The music industry just entered its AI era with a little more swagger than usual. Universal Music Group, Sony Music, and Warner Music Group, the Big Three, have all quietly handed over pieces of their iconic catalogs to Klay, an AI-powered music streaming startup that’s basically trying to be Spotify… but with a remix superpower. …

The music industry just entered its AI era with a little more swagger than usual. Universal Music Group, Sony Music, and Warner Music Group, the Big Three, have all quietly handed over pieces of their iconic catalogs to Klay, an AI-powered music streaming startup that’s basically trying to be Spotify… but with a remix superpower. According to Reuter, Klay has secured licenses to thousands of songs, making it the first AI music platform to pull off a clean sweep of all three major labels. Not bad for a startup that’s still warming up its vocals.

Klay’s pitch is simple but wild: you can stream your favourite songs the normal way, but you can also use AI to reimagine them, flip a pop hit into a reggae groove, turn a heartbreak ballad into drill, or give a classic highlife track a trap makeover. It’s the kind of thing Gen Z is already doing on TikTok, except now the labels are actually in on it instead of calling their lawyers.

Part of the reason this partnership is raising eyebrows is that Klay is packaging itself as the “ethical” AI kid on the block, promising creators and rights-holders full control over how their music is used, how the AI is trained, and how royalties flow. Universal even doubled down on this, calling their collaboration with Klay a way to build AI models that respect artist rights instead of scraping the internet like some of the messier startups out there. Considering the industry has been in and out of courtrooms with Udio and Suno over copyright headaches, this move feels very “if you can’t beat them, at least partner with the one that won’t get you sued.”

It also helps that Klay’s leadership team has the right blend of music brains and AI muscle, from CEO Ary Attie, a producer with tech chops, to former Sony Music exec Thomas Hesse, and even ex-Google DeepMind researcher Bjorn Winckler. In other words, not the usual “two bros and a laptop” energy you get from typical AI startups.

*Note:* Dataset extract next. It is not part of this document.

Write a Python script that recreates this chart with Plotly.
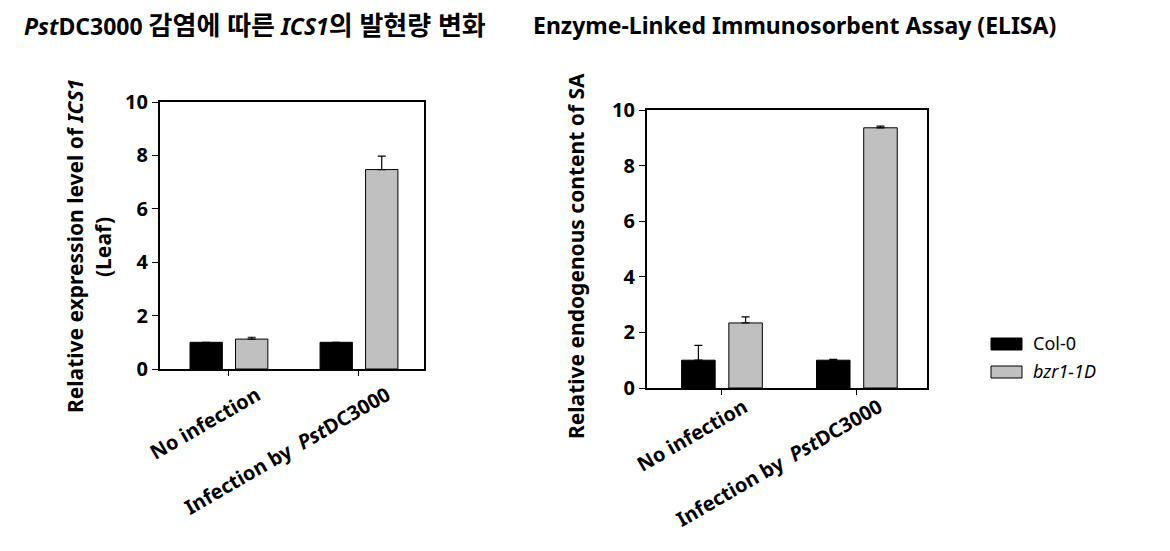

Meanwhile, Warner Music just wrapped up a legal battle with Udio and is now plotting a licensed AI-powered music creation platform of its own for 2026. So, while everyone publicly panics about AI cloning Drake’s voice or making Rihanna sing things she never approved, the labels themselves are clearly cooking something bigger behind the scenes, and Klay is step one.

All of this could reshape how artists make money. Instead of relying solely on streams, musicians could earn from AI-powered remakes, training licenses, and fan-generated spinoffs of their work. It’s a future where your favourite song doesn’t just get played, it gets reinvented, remixed, re-styled, and reimagined, with the original artist still getting their flowers (and their cheques).

Of course, there are still big questions. How do you split royalties when an AI remix uses ten percent of a song’s original DNA? Will fans embrace AI-made versions the same way they do human-made covers? And can Klay scale this fantasy without getting tangled in global licensing chaos? Time will tell.